Concept

Medical laboratory scientist

Summary
A medical laboratory scientist (MLS) or clinical laboratory scientist (CLS) or medical technologist (MT) performs diagnostic testing of blood and body fluids in clinical laboratories. The scope of a medical laboratory scientist's work begins with the receipt of patient or client specimens and terminates with the delivery of test results to physicians and other healthcare providers. The utility of clinical diagnostic testing relies squarely on the validity of test methodology. To this end, much of the work done by medical laboratory scientists involves ensuring specimen quality, interpreting test results, data-logging, testing control products, performing calibration, maintenance, validation, and troubleshooting of instrumentation as well as performing statistical analyses to verify the accuracy and repeatability of testing. Medical laboratory scientists may also assist healthcare providers with test selection and specimen collection and are responsible for prompt verbal delivery of critical lab results. Medical Laboratory Scientists in healthcare settings also play an important role in clinical diagnosis. An estimated 70% of medical decisions are based on laboratory test results and MLS contributions affect 95% of a health system's costs. The most common tests performed by medical laboratory scientists are complete blood count (CBC), comprehensive metabolic panel (CMP), electrolyte panel, liver function tests (LFT), renal function tests (RFT), thyroid function test (TFT), urinalysis, coagulation profile, lipid profile, blood type, semen analysis (for fertility and post-vasectomy studies), serological studies and routine cultures.
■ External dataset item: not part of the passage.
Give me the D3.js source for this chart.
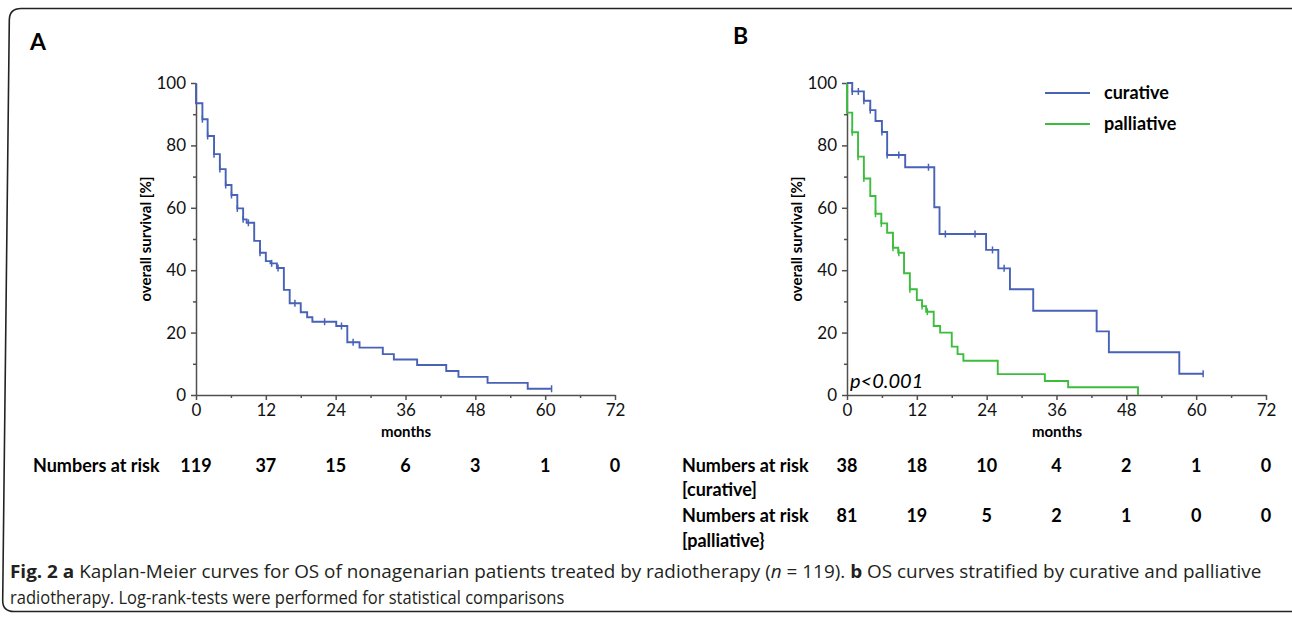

In some facilities that have few phlebotomists, or none at all, (such as in rural areas) medical laboratory scientists may perform phlebotomy. Because medical laboratory scientists have many transferable technical skills, employment outside of the medical laboratory is common. Many medical laboratory scientists are employed in government positions such as the FDA, USDA, non-medical industrial laboratories, and manufacturing.